>>>

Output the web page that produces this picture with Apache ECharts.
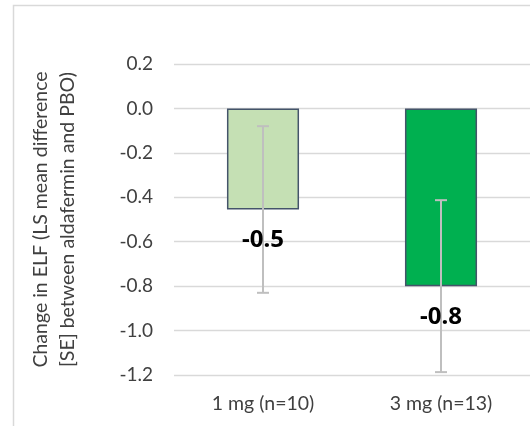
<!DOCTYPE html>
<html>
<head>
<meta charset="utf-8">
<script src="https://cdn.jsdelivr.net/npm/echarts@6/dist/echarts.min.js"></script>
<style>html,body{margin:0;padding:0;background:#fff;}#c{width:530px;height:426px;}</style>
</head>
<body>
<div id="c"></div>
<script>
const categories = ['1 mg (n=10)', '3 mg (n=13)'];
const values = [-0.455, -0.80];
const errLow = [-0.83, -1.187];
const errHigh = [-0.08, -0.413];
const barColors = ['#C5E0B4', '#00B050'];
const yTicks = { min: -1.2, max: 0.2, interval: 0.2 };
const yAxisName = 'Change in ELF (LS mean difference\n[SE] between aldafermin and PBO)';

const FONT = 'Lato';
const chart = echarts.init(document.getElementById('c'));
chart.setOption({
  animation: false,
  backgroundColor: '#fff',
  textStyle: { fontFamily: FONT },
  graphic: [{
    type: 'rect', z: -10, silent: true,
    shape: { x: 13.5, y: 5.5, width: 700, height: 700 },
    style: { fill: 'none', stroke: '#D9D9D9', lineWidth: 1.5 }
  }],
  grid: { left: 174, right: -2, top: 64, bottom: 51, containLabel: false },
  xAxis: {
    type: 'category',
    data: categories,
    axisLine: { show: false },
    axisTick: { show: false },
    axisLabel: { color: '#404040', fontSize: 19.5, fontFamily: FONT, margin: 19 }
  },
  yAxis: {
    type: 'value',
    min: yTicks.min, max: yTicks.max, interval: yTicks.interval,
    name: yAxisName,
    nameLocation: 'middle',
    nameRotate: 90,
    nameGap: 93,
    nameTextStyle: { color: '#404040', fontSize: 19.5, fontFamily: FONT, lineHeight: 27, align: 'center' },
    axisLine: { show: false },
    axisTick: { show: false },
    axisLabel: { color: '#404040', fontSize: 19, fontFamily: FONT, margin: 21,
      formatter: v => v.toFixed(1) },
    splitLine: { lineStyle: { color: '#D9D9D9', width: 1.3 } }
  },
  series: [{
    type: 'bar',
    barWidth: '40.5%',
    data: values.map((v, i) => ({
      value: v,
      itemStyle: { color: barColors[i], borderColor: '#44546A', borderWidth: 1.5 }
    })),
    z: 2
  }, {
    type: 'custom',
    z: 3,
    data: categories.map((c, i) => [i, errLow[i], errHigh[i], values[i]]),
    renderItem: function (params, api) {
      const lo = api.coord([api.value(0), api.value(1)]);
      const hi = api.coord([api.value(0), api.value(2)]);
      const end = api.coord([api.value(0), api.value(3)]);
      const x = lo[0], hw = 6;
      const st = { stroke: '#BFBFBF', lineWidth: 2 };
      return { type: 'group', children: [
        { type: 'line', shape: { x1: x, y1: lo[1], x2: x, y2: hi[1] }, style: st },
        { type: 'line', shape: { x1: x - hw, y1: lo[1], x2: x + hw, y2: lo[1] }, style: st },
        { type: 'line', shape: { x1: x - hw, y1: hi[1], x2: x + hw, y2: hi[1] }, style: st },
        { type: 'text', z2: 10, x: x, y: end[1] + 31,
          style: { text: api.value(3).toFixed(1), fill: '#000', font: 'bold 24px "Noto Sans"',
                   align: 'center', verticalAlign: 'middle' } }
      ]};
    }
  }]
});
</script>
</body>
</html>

<<<

Task ->
Would you reproduce the lines above, from the very first through the line containing "const yAxisName = 'Change", exactly and without the pictures?

Result of the task ->
Output the web page that produces this picture with Apache ECharts.
<!DOCTYPE html>
<html>
<head>
<meta charset="utf-8">
<script src="https://cdn.jsdelivr.net/npm/echarts@6/dist/echarts.min.js"></script>
<style>html,body{margin:0;padding:0;background:#fff;}#c{width:530px;height:426px;}</style>
</head>
<body>
<div id="c"></div>
<script>
const categories = ['1 mg (n=10)', '3 mg (n=13)'];
const values = [-0.455, -0.80];
const errLow = [-0.83, -1.187];
const errHigh = [-0.08, -0.413];
const barColors = ['#C5E0B4', '#00B050'];
const yTicks = { min: -1.2, max: 0.2, interval: 0.2 };
const yAxisName = 'Change in ELF (LS mean difference\n[SE] between aldafermin and PBO)';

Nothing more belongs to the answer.